Now that you have all of the five big factor traits in a understandable format let’s take this one step further.  I like to think of the late and wonderful Bob Ross when I explain this theory to my students.  Remember the guy who painted the happy little tree? That was Bob, if he is not a good example for you, think of a painter.  What if each one of these traits were like a color on a painters pallet?  We can paint a person’s personality.  We will have combinations of any of these traits and it makes us all unique.  These tend to be stable and not very changeable, so since we cannot do much to change our personalities, we can examine how our personality fits into the world we create for ourselves.

Categories: Uncategorized
  1. Ken Texeira
    March 16, 2012 at 5:59 am

    This was the greatest insight to personality I ever read (wrote).
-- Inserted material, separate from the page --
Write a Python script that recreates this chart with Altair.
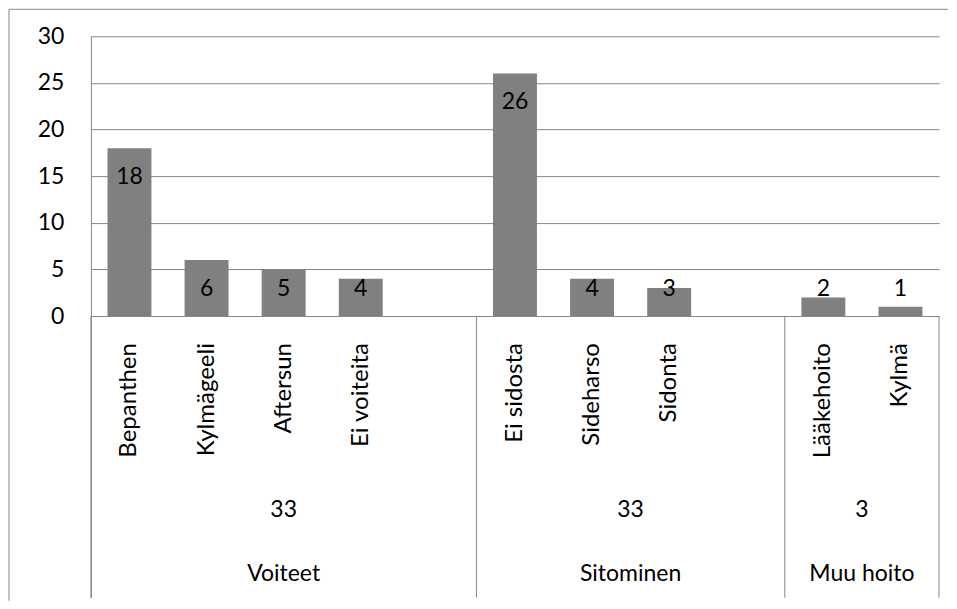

Thanks to Joe Weeks for putting me onto his Blog

  2. Ryan M Shea
    December 5, 2012 at 9:35 am

    This is a great way to look at personality. I especially liked the five different factors you mentioned. I can say from personal experiance, that each of the traits are key to being a confident, happy person. However, although a the painter may only have five different colors on his pallet, that doesn’t mean he can’t perfect his skill with each one and create a masterpiece. It’s the same with personality. Even if there are only five traits that make ones personality, that does not mean that they are unchangeable. It takes alot of time and effort to truly perfect these traits. Unless they’re an extremley lucky person, they probably won’t have all the skills you mentioned. Everyone starts out out somewhere, as with painting, teaching, or anything really, practice makes perfect. It may be an abstract thought to apply to a person’s personality, but honestly it is one in the same. People aren’t just born the best in a particular area; they become it.